Catholics mark Lent by sacrificing vices, pastimes

In a few short weeks, eggs will be painted, baskets will be filled with candy and bunnies will be sent around the world to hide baskets around children’s houses. In other words: Easter’s on its way.

Saying that’s what Easter is about, though, is like saying Christmas is about a large man in a red suit squeezing up and down people’s chimneys to leave stuff under a pine tree.

Easter is, at its heart, a Christian holiday, celebrating the death and resurrection of Christ. Between now and then, however, lies a marathon of forty days of fasting: Lent.

Lent is, traditionally, the time between Ash Wednesday and Easter Sunday when many Christians fast or give up a vice, bad habit or favorite pastime.

According to Reverend Steve Fazenbaker, minister and director of the Georgia Tech Wesley Foundation, “Lent remembers the forty days that Jesus spent in the wilderness being tempted by Satan and is an invitation for us to examine our own lives—internally and externally—as we walk with Jesus towards Jerusalem and towards the Crucifixion and Resurrection…As we prepare for our new life, it’s a chance to come to terms with what is it about our current state we need to let go.”

Popular commitments for Lent include things related to improving health (like giving up some kind of junk food or getting out and exercising more), decreasing the amount of wasted time (like watching less television or spending less time online), or simply becoming a better or more religious person (through prayer, community service or self-reflection).

A bit of basic math, however, will quickly reveal that there are more than forty days between Ash Wednesday and Easter. Technically, there are forty-six days between these two bookends (the six weeks before Easter and the second half of the week of Ash Wednesday), but Sundays aren’t counted as days of fasting during Lent, as they are considered days of feasting in honor of Christ.

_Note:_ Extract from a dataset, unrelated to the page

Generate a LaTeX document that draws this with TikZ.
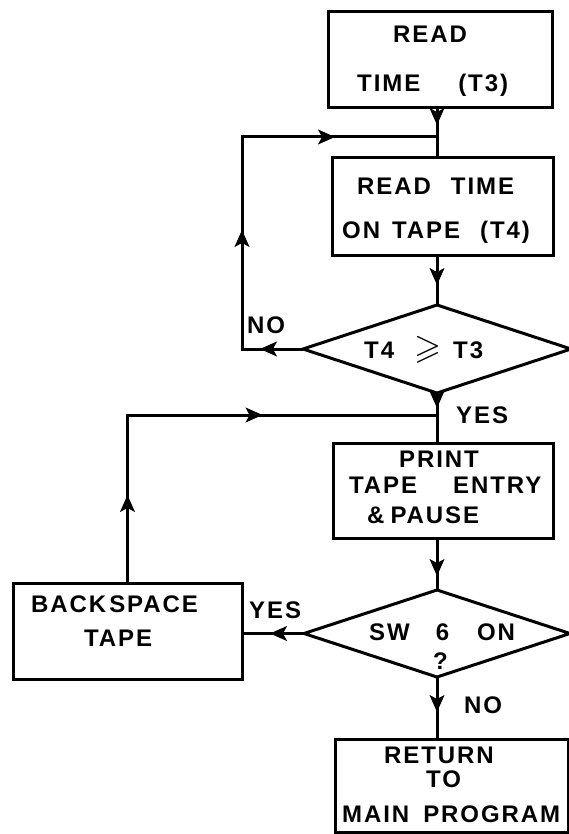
\documentclass[tikz,border=0pt]{standalone}
\usepackage{fontspec}
\usepackage{amssymb}
\usepackage{graphicx}
\setmainfont{Liberation Sans}
\newfontfamily\lettering{Liberation Sans}[LetterSpace=8]
\usetikzlibrary{arrows.meta,decorations.markings,shapes.geometric}
\newcommand\wgap[1]{\hspace*{#1pt}}
\begin{document}
\begin{tikzpicture}[x=1pt,y=-1pt,
  lw/.style={line width=3pt},
  boxnode/.style={draw,lw,rectangle,inner sep=0pt,outer sep=0pt},
  decnode/.style={draw,lw,diamond,inner sep=0pt,outer sep=0pt},
  txt/.style={font=\lettering\bfseries\fontsize{24}{24}\selectfont,anchor=base west,inner sep=0pt},
  conn/.style={lw},
  arrowsat/.style={postaction={decorate,decoration={markings,mark=at position #1 with {\arrow[line width=1.2pt]{Stealth[length=17pt,width=15pt,inset=4pt]}}}}}
]
\useasboundingbox (0,0) rectangle (569,834);
\fill[white] (0,0) rectangle (569,834);

% boxes
\node[boxnode,minimum width=224pt,minimum height=96pt] (b1) at (440,60) {};
\node[boxnode,minimum width=221pt,minimum height=97pt] (b2) at (442.5,206.5) {};
\node[decnode,minimum width=268pt,minimum height=88pt] (d1) at (437,349) {};
\node[boxnode,minimum width=220pt,minimum height=95pt] (b3) at (443,490.5) {};
\node[decnode,minimum width=266pt,minimum height=87pt] (d2) at (437,633.5) {};
\node[boxnode,minimum width=229pt,minimum height=96pt] (bs) at (127.5,631) {};
\node[boxnode,minimum width=233pt,minimum height=93pt] (rt) at (451.5,785.5) {};

% junctions and corners
\coordinate (j1) at (437,137);
\coordinate (lx) at (242,137);
\coordinate (j2) at (437,415);

% texts
\node[txt] (t1a) at (393,43) {READ};
\node[txt] (t1b) at (357,92) {TIME\wgap{38}(T3)};
\node[txt] (t2a) at (357,195) {READ\wgap{20}TIME};
\node[txt] (t2b) at (342,238) {ON\wgap{12}TAPE\wgap{20}(T4)};
\node[txt] (t3) at (364,358) {T4\wgap{20}\scalebox{1.45}{\boldmath$\geqslant$}\wgap{12}T3};
\node[txt] (tno1) at (247,333) {NO};
\node[txt] (tyes1) at (456,423) {YES};
\node[txt] (t4a) at (399,467) {PRINT};
\node[txt] (t4b) at (349,493) {TAPE\wgap{36}ENTRY};
\node[txt] (t4c) at (367,523) {\&\wgap{6}PAUSE};
\node[txt] (t5a) at (369,640) {SW\wgap{26}6\wgap{28}ON};
\node[txt] (t5b) at (433,669) {?};
\node[txt] (tyes2) at (249,618) {YES};
\node[txt] (tno2) at (464,713) {NO};
\node[txt] (t6a) at (31,612) {BACK\wgap{3}SPACE};
\node[txt] (t6b) at (84,646) {TAPE};
\node[txt] (t7a) at (384,763) {RETURN};
\node[txt] (t7b) at (426,787) {TO};
\node[txt] (t7c) at (342,822) {MAIN\wgap{14}PROGRAM};

% connectors
\draw[conn,arrowsat=17pt] (b1.south -| d1.north) -- (j1) -- (b2.north -| d1.north);
\draw[conn,arrowsat=30pt] (b2.south -| d1.north) -- (d1.north);
\draw[conn,arrowsat=43pt,arrowsat=180pt,arrowsat=366pt] (d1.west) -| (lx) -- (j1);
\draw[conn,arrowsat=15pt] (d1.south) -- (j2) -- (b3.north -| d1.south);
\draw[conn,arrowsat=38pt] (b3.south -| d2.north) -- (d2.north);
\draw[conn,arrowsat=35pt] (d2.south) -- (rt.north -| d2.south);
\draw[conn,arrowsat=34pt] (d2.west) -- (d2.west -| bs.east);
\draw[conn,arrowsat=88pt,arrowsat=303pt] (bs.north) |- (j2);
\end{tikzpicture}
\end{document}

Fazenbaker says that Lent has been around as a religious tradition since the early roots of the Church in the fourth century, though it has undergone some shifts in observance. “The first couple of centuries after the Resurrection, the Church was underground, and [it didn’t become] ‘institutionalized’ [until] after Constantine converted to Christianity in 313 A.D. From 313 on, that’s when the Church came out from underground and started working out its way of being. So, Lent, as we celebrate it now, probably goes back to the fourth century.

“During the Reformation, the Protestant movement moved away from a lot of the things that were ‘institutionalized church,’ and observing Lent went by the wayside, but now that the Catholic and the Protestant identities have lived apart and figured out our own identities, the Protestants are beginning to realize the value of keeping the Church calendar and observing the seasons, so it’s becoming more common place in the Protestant tradition,” Fazenbaker said.

Another holiday arose out of the Lenten tradition, albeit unintentionally: Mardi Gras. The traditional parties, celebrations and big meals of Mardi Gras originated from families cleaning out the house of any and all indulgent foods that wouldn’t be consumed during Lent.

The last week of Lent (between Palm Sunday and Easter), is known as Holy Week. Traditionally, a large service used to be held on Palm Sunday, and smaller services would be held every day of the week, but, as time has passed, this has become less true.

According to Fazenbaker, this has led to Palm Sunday taking on a bit of a more important role.

“The two big days on the Christian calendar are the days when we celebrate the Incarnation—Christmas—and the Resurrection—Easter—and there are seasons built around each one. There’s a season of preparation, a season of celebration and a season of response for each. At Christmas, there’s Advent (preparation), Christmas (celebration) and Epiphany (response). For the Resurrection, there’s Lent, then Easter, then the season after Pentecost, the day the Holy Spirit came and empowered the disciples in the Upper Room,” Fazenbaker said.

This year, Easter Sunday falls on April 12.